Inevitably, their attitudes, once they had left their native land, varied according to temperament and the time. They could go native by indulging in derring-do or, at the other extreme, they could remain aloof and maintain home-grown customs, such as dressing in tails for supper even if they were under canvas on the veldt.
This month, two books convey very different portraits of the Englishman abroad. H. Rider Haggard was virtually contemporaneous of the aforementioned Earl Cadogan, but what a different breed he was. For seven years he lived and worked in South Africa, mainly in the colonial service, where, as is quite evident from the novels that came later, he was deeply impressed by the lives and environment of the Natal and, in particular, the Zulu nations.

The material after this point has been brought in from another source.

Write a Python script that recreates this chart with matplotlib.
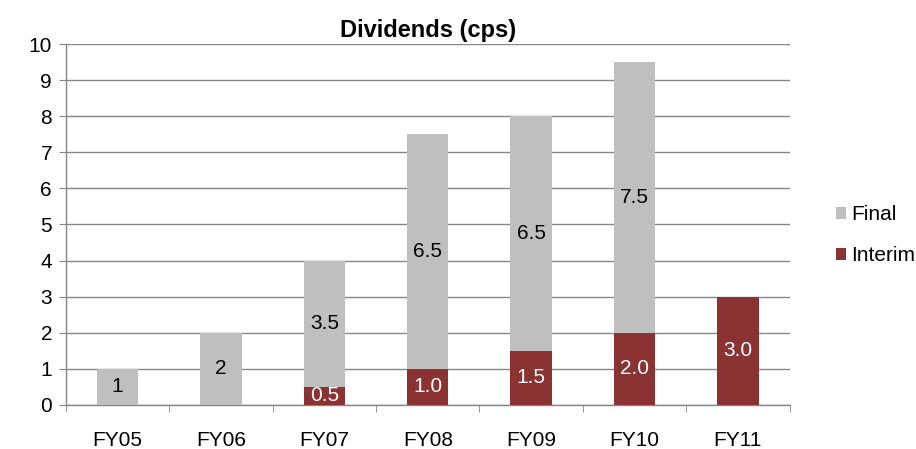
import matplotlib
matplotlib.use("Agg")
import matplotlib.pyplot as plt
import numpy as np

categories = ["FY05", "FY06", "FY07", "FY08", "FY09", "FY10", "FY11"]
interim = [0, 0, 0.5, 1.0, 1.5, 2.0, 3.0]
final = [1, 2, 3.5, 6.5, 6.5, 7.5, 0]
interim_labels = ["", "", "0.5", "1.0", "1.5", "2.0", "3.0"]
final_labels = ["1", "2", "3.5", "6.5", "6.5", "7.5", ""]

plt.rcParams['font.family'] = ['Liberation Sans', 'DejaVu Sans']

grey = "#BFBFBF"
red = "#8B3333"

fig = plt.figure(figsize=(9.16, 4.49), dpi=100)
ax = fig.add_axes([0.072, 0.098, 0.79, 0.804])

x = np.arange(len(categories))
w = 0.4
b1 = ax.bar(x, interim, w, color=red, label="Interim", zorder=3)
b2 = ax.bar(x, final, w, bottom=interim, color=grey, label="Final", zorder=3)

for i in range(len(categories)):
    if interim_labels[i]:
        ax.text(x[i], interim[i] / 2, interim_labels[i], ha="center", va="center",
                color="white", fontsize=15, zorder=4)
    if final_labels[i]:
        ax.text(x[i], interim[i] + final[i] / 2, final_labels[i], ha="center", va="center",
                color="black", fontsize=15, zorder=4)

ax.set_xlim(-0.5, len(categories) - 0.5)
ax.set_ylim(0, 10)
ax.set_yticks(range(0, 11))
ax.set_xticks(x)
ax.set_xticklabels(categories)
ax.set_xticks(np.arange(-0.5, len(categories), 1), minor=True)
ax.tick_params(axis="x", which="major", length=0, pad=19, labelsize=15)
ax.tick_params(axis="x", which="minor", length=5, color="#868686", direction="out")
ax.tick_params(axis="y", length=5, color="#868686", labelsize=15, pad=5)
ax.grid(axis="y", color="#868686", linewidth=1, zorder=0)
ax.set_axisbelow(True)
for s in ["top", "right"]:
    ax.spines[s].set_visible(False)
for s in ["left", "bottom"]:
    ax.spines[s].set_color("#868686")
    ax.spines[s].set_linewidth(1)

ax.set_title("Dividends (cps)", fontsize=17, fontweight="bold", pad=5)

handles = [b2, b1]
ax.legend(handles, ["Final", "Interim"], loc="center left", bbox_to_anchor=(1.035, 0.47),
          frameon=False, fontsize=15, handlelength=0.5, handleheight=0.5,
          handletextpad=0.25, labelspacing=1.05, borderaxespad=0.6)

fig.savefig("out.png", dpi=100)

His approach was grounded in the traditional Victorian view of the White Man’s Burden, which is expressed in Kipling’s poem of the same name. However, much in the same way as Kipling himself, his outlook was not without respect and admiration for the indigenous people he found in South Africa.
King Solomon’s Mines (1885) was an immediate success and has never been out of print. Two novels followed it in 1887: She, and Allan Quatermain, a sequel to King Solomon’s Mines. Bill Homewood, our Rider Haggard reader, is one of the most dramatic and engaging of readers on the Naxos AudioBooks roster and has now recorded Allan Quartermain. It is a thrill from start to finish! If you read these when you were younger, I am sure you will enjoy every minute of the return journey. If you didn’t encounter them because the vagaries of fashion wiped them from the list of PC-approved books, yet you like adventures and want a break from CGI or fantasy, then please try them!

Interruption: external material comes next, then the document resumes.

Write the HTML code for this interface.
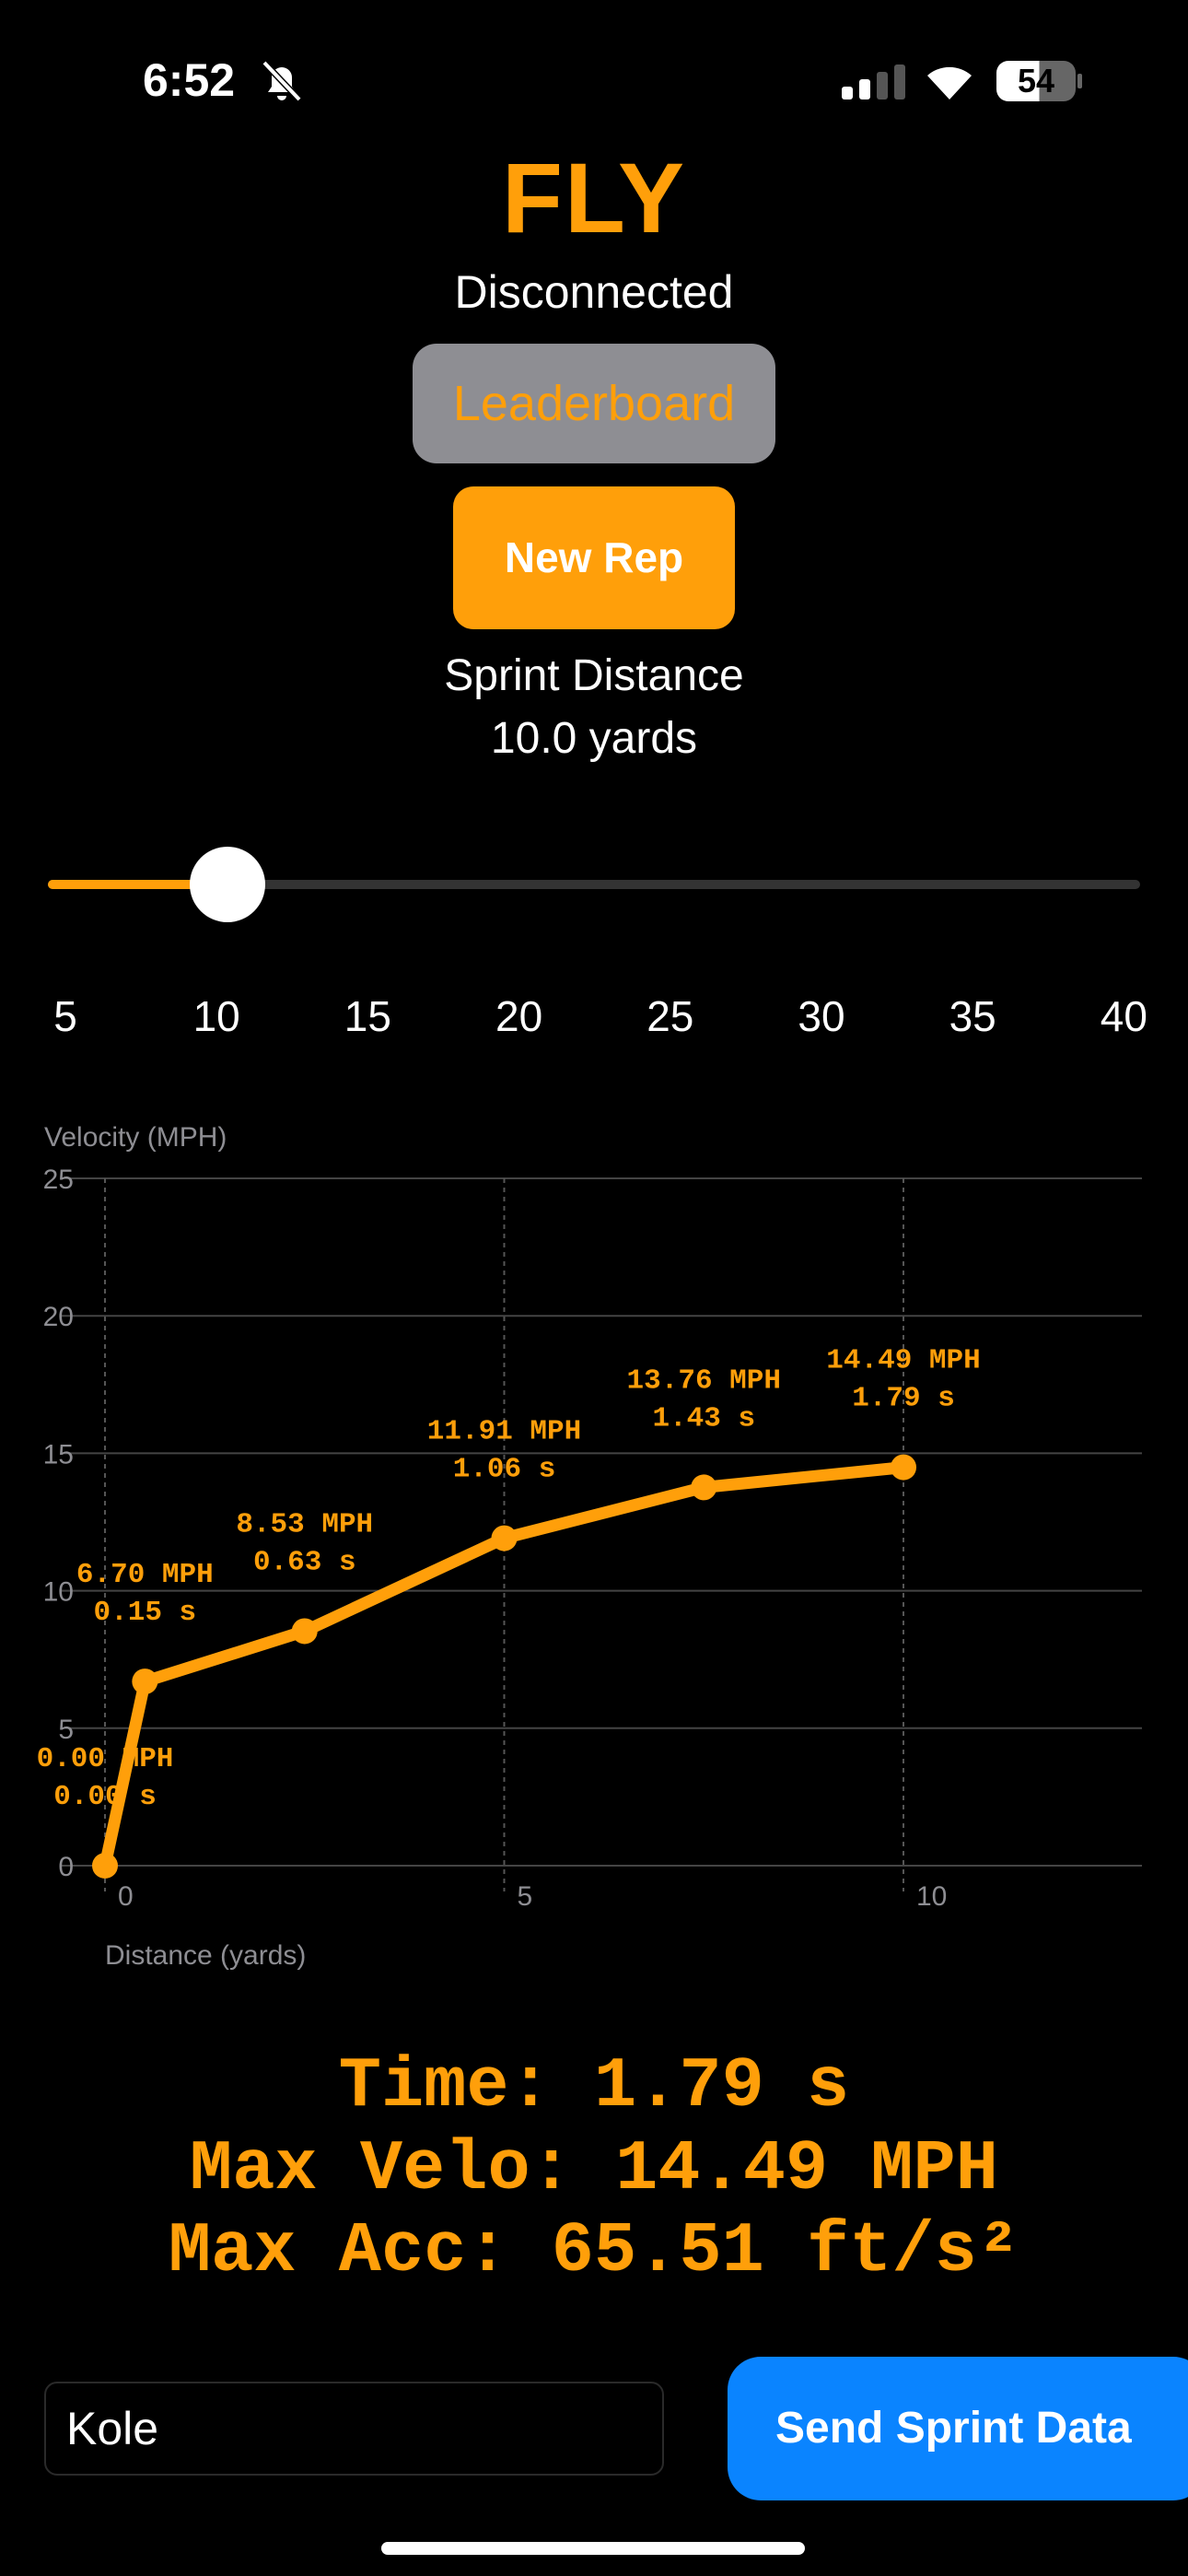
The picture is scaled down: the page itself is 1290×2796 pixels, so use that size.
<!DOCTYPE html>
<html><head><meta charset="utf-8"><style>
body{margin:0;width:1290px;height:2796px;background:#000;position:relative;overflow:hidden;font-family:"Liberation Sans",sans-serif;color:#fff}
.abs{position:absolute}
.c{left:0;width:1290px;text-align:center}
.mono{font-family:"Liberation Mono",monospace;font-weight:bold;color:#FF9F0A}
</style></head><body>
<div class="abs" style="left:155px;top:58px;font-size:50px;font-weight:bold">6:52</div>
<svg class="abs" style="left:283px;top:64px" width="46" height="48" viewBox="0 0 46 48"><path d="M8 36 L12 30 V20 a11 11 0 0 1 22 0 V30 L38 36 Z M18 40 a5 5 0 0 0 10 0" fill="#fff"/><line x1="4" y1="4" x2="42" y2="44" stroke="#000" stroke-width="7"/><line x1="4" y1="4" x2="42" y2="44" stroke="#fff" stroke-width="4"/></svg>
<svg class="abs" style="left:914px;top:70px" width="70" height="38"><rect x="0" y="24" width="12" height="14" rx="3" fill="#fff"/><rect x="19" y="16" width="12" height="22" rx="3" fill="#fff"/><rect x="38" y="8" width="12" height="30" rx="3" fill="#555"/><rect x="57" y="0" width="12" height="38" rx="3" fill="#555"/></svg>
<svg class="abs" style="left:1003px;top:68px" width="56" height="40" viewBox="0 0 56 40"><path d="M28 40 L4 14 A36 36 0 0 1 52 14 Z" fill="#fff"/></svg>
<div class="abs" style="left:1082px;top:66px;width:86px;height:44px;border-radius:13px;background:linear-gradient(90deg,#fff 0 54%,#666 54%);color:#000;font-size:36px;font-weight:bold;text-align:center;line-height:44px">54</div>
<div class="abs" style="left:1170px;top:80px;width:5px;height:16px;background:#666;border-radius:2px"></div>

<div class="abs c" style="top:152px;font-size:108px;font-weight:bold;color:#FF9F0A;letter-spacing:2px">FLY</div>
<div class="abs c" style="top:288px;font-size:50px">Disconnected</div>
<div class="abs" style="left:448px;top:373px;width:394px;height:130px;background:#8e8e93;border-radius:26px;color:#FF9F0A;font-size:54px;text-align:center;line-height:130px">Leaderboard</div>
<div class="abs" style="left:492px;top:528px;width:306px;height:155px;background:#FF9F0A;border-radius:22px;font-size:46px;font-weight:bold;text-align:center;line-height:155px">New Rep</div>
<div class="abs c" style="top:706px;font-size:48px">Sprint Distance</div>
<div class="abs c" style="top:774px;font-size:48px">10.0 yards</div>

<div class="abs" style="left:52px;top:955px;width:1186px;height:10px;background:#333;border-radius:5px"></div>
<div class="abs" style="left:52px;top:955px;width:194px;height:10px;background:#FF9F0A;border-radius:5px"></div>
<div class="abs" style="left:206px;top:919px;width:82px;height:82px;background:#fff;border-radius:50%"></div>
<div id="ticks"></div>

<svg class="abs" id="chart" style="left:0;top:1200px" width="1290" height="960"></svg>

<div class="abs c mono" style="top:2222px;font-size:77px">Time: 1.79 s</div>
<div class="abs c mono" style="top:2312px;font-size:77px">Max Velo: 14.49 MPH</div>
<div class="abs c mono" style="top:2401px;font-size:77px">Max Acc: 65.51 ft/s²</div>

<div class="abs" style="left:48px;top:2585px;width:669px;height:98px;border:2px solid #2a2a2a;border-radius:14px;font-size:50px;line-height:98px;box-sizing:content-box"><span style="margin-left:22px">Kole</span></div>
<div class="abs" style="left:790px;top:2558px;width:520px;height:156px;background:#0A84FF;border-radius:36px;font-size:48px;font-weight:bold;line-height:156px;text-indent:52px">Send Sprint Data</div>
<div class="abs" style="left:414px;top:2759px;width:460px;height:14px;background:#fff;border-radius:7px"></div>

<script>
const sliderTicks=[5,10,15,20,25,30,35,40];
const tickDiv=document.getElementById('ticks');
sliderTicks.forEach((t,i)=>{const d=document.createElement('div');


d.className='abs';d.style.cssText='left:'+(71+i*164.2-60)+'px;width:120px;text-align:center;top:1076px;font-size:46px';d.textContent=t;tickDiv.appendChild(d);});

const distances=[0,0.5,2.5,5,7.5,10];
const velocities=[0.00,6.70,8.53,11.91,13.76,14.49];
const times=["0.00","0.15","0.63","1.06","1.43","1.79"];
const yTicks=[0,5,10,15,20,25];
const xTicks=[0,5,10];
const svg=document.getElementById('chart');const NS='http://www.w3.org/2000/svg';
const X=v=>114+v*86.7, Y=v=>825-v*29.84;
function el(t,a,txt){const e=document.createElementNS(NS,t);for(const k in a)e.setAttribute(k,a[k]);if(txt!==undefined)e.textContent=txt;svg.appendChild(e);return e;}
const yt=el('text',{x:48,y:44,fill:'#8e8e93','font-size':30,'font-family':'Liberation Sans'},'Velocity (MPH)');


yTicks.forEach(v=>{const l=el('line',{x1:66,x2:1240,y1:Y(v),y2:Y(v),stroke:'#444','stroke-width':2});


const t=el('text',{x:80,y:Y(v)+11,fill:'#8e8e93','font-size':30,'text-anchor':'end','font-family':'Liberation Sans'},v);

});
xTicks.forEach(v=>{const l=el('line',{x1:X(v),x2:X(v),y1:Y(25),y2:Y(0)+28,stroke:'#555','stroke-width':2,'stroke-dasharray':'5,5'});


const t=el('text',{x:X(v)+14,y:Y(0)+43,fill:'#8e8e93','font-size':30,'font-family':'Liberation Sans'},v);

});
const xt=el('text',{x:114,y:932,fill:'#8e8e93','font-size':30,'font-family':'Liberation Sans'},'Distance (yards)');


const line=el('polyline',{points:distances.map((d,i)=>X(d)+','+Y(velocities[i])).join(' '),fill:'none',stroke:'#FF9F0A','stroke-width':13,'stroke-linejoin':'round'});


distances.forEach((d,i)=>{const c=el('circle',{cx:X(d),cy:Y(velocities[i]),r:14,fill:'#FF9F0A'});


const a={fill:'#FF9F0A','font-size':31,'font-weight':'bold','text-anchor':'middle','font-family':'Liberation Mono'};
const t1=el('text',Object.assign({x:X(d),y:Y(velocities[i])-108},a),velocities[i].toFixed(2)+' MPH');


const t2=el('text',Object.assign({x:X(d),y:Y(velocities[i])-67},a),times[i]+' s');

});
</script>
</body></html>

By the 1960s, of course, the Englishman abroad meant something rather different. Certainly John Fowles touched a core nerve with The Magus, in which a young Englishman, Nicholas Urfe, travels to a Greek island to teach in a school. The school supposedly follows English public school values, but what happens to the protagonist is enveloped in mystery, magic and that heat-haze engendered by the blue sea, the blue sky and the parched landscape.
By that time, just before the Beatles gave overt expression to sex and self-discovery, the Englishman was no longer certain of his purpose or his destiny. Often, when he went abroad, he was all at sea. He had been brought up in an emotional English straitjacket with mores that got his forebears through the War. However, it was no longer relevant and it was soon time to decompress, to reboot, but he didn’t quite have the language with which to do it. The Magus helped. With the help of half-digested mysticism, a dash of a new psychoanalysis, and the occasional support of chemical stimulants, John Fowles provided a maze for the individual to escape into.
Curious things happen in the novel: twins appear, sometimes dressed as Greek goddesses, sometimes naked, near and afar, and the after-effects of Nazi terrors during the Second World War inexplicably seem to cross the line into a new reality. Behind all this is the Magus himself. He is a strange, seductive, manipulating figure with a past that Urfe desperately tries to unravel. But what is Urfe, the Englishman, doing in all this uncertainty? Nicholas Boulton gives a masterly reading that catches the mood of that time.
It must be said that Allan Quatermain would have had none of it. He would have picked up a shotgun or an assegai if there was one nearby and just got to the bottom of it in one foray.
Life was so much simpler then. But both would probably have given Earl Cadogan a good ducking.